Hi jst42day! There are many different ways to backup your data, as you have mentioned some already. I think the best advice I can give is to "share" and let you decide.
Once upon a time, I was 'blind' to the computer and the needs of maintenance and backup that it has. I lost everything in one of those rare, catastrophic mechanical hard drive failures (thus, no SMART warnings...). I lost years of digital photos, all my business files, the lot, you name it. I now have the following:
* OS on C: partition (40gig), all data (files/pictures) on D: partition (rest of drive). This is an extremely helpful option, as sometimes the OS (in my case, XP Home) decides to be naughty and you need to re-install. I am never worried about this, as my data is safe on D: partition. I happily wipe C: and install away...
* 80gig USB external backup hard drive, to which I regularly copy all D: this takes about 10 minutes, maybe a little longer, so I try and do it minimum once a week. Thus, in case of mechanical failure again, I have everything on another separate drive.

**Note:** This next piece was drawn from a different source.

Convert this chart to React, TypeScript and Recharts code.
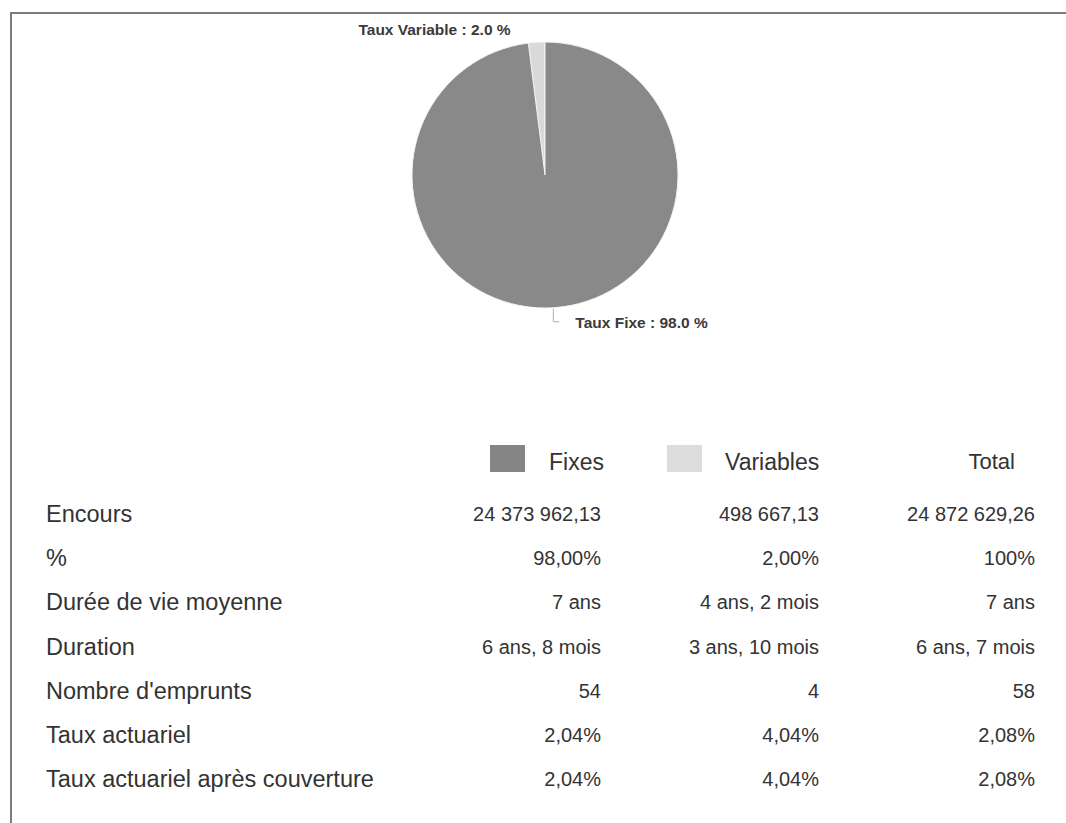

* About once a month, I burn all of D: to blank dvd's as well, this gives me an extra copy of all my files. I have all my dvd's stored in a proper disc case away from the computer. This ensures that if I have two mechanical failures, or my computer blows up in flames and burns my external next to it as well, I still have a fairly recent copy of my data.
* Windows Live Mail (formerly Hotmail): I e-mail myself the most critical of my business files, so they are stored on the web. My most critical files are not very large in size, so this is easy for me. If I had large files, I would consider a web backup solution.
I hope this helps! I have also heard that imaging software is good, as is using a RAID (I think it's 1, where it copies everything to both disks at once). Whatever you do, just make sure that you keep everything (backups, maintenance) up to date. As you can see in my "share", I have many different options for my data, as I'm sure on a rare occasion you could lose both the original and the backup, and then you are back to square one!